◆ Material
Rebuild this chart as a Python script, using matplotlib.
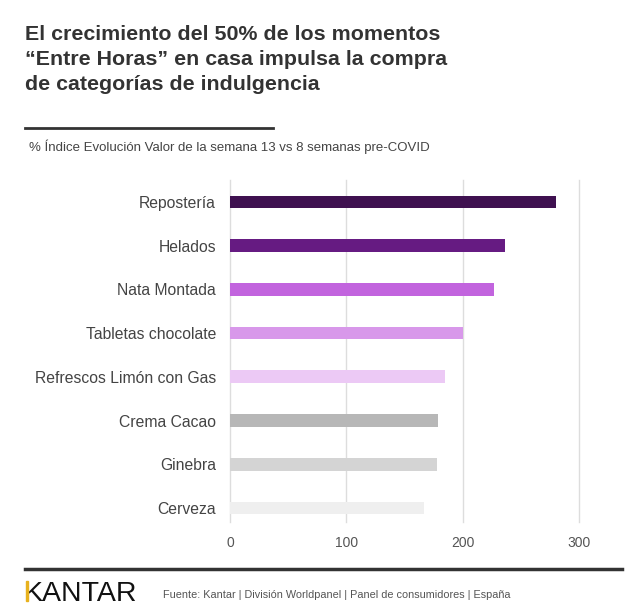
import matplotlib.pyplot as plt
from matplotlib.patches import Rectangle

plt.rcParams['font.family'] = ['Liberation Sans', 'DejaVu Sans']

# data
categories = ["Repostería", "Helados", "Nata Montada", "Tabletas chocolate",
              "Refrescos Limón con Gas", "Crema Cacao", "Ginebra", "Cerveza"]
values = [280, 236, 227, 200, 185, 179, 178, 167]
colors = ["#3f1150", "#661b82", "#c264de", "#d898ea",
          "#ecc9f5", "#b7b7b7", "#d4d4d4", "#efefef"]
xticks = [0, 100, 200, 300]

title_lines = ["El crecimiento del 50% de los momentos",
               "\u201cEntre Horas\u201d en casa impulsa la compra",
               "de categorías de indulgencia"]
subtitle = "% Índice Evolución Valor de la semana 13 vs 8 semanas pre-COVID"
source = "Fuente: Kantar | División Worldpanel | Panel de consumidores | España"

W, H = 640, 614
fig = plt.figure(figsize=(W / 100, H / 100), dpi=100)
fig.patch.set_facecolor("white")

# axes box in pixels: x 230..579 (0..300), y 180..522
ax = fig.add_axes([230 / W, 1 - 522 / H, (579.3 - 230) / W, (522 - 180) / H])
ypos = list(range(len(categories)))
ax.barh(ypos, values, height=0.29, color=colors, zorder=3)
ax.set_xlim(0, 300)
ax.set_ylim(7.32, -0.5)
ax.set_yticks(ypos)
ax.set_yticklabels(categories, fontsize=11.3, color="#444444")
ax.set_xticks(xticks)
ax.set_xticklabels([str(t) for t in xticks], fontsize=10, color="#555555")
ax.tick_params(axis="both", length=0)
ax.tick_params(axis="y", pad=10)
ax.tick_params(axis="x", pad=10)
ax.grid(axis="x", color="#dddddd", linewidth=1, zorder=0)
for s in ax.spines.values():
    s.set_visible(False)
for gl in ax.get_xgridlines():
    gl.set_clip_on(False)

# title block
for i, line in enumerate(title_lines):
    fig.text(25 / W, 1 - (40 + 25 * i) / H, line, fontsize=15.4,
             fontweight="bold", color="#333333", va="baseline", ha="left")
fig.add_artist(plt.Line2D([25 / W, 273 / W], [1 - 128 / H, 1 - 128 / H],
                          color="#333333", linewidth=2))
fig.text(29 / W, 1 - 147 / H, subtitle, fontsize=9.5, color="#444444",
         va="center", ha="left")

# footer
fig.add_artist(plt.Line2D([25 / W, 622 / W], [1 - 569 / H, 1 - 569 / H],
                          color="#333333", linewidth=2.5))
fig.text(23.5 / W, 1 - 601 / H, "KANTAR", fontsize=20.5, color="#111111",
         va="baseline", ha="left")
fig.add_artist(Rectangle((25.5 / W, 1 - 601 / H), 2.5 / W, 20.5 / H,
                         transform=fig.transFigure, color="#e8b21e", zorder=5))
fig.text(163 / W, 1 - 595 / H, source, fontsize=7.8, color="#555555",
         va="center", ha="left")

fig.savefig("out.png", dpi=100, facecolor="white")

◆ Exercise
Which lines include the word "matplotlib"? Copy every one of them.

◆ Solution to the problem
Rebuild this chart as a Python script, using matplotlib.
import matplotlib.pyplot as plt
from matplotlib.patches import Rectangle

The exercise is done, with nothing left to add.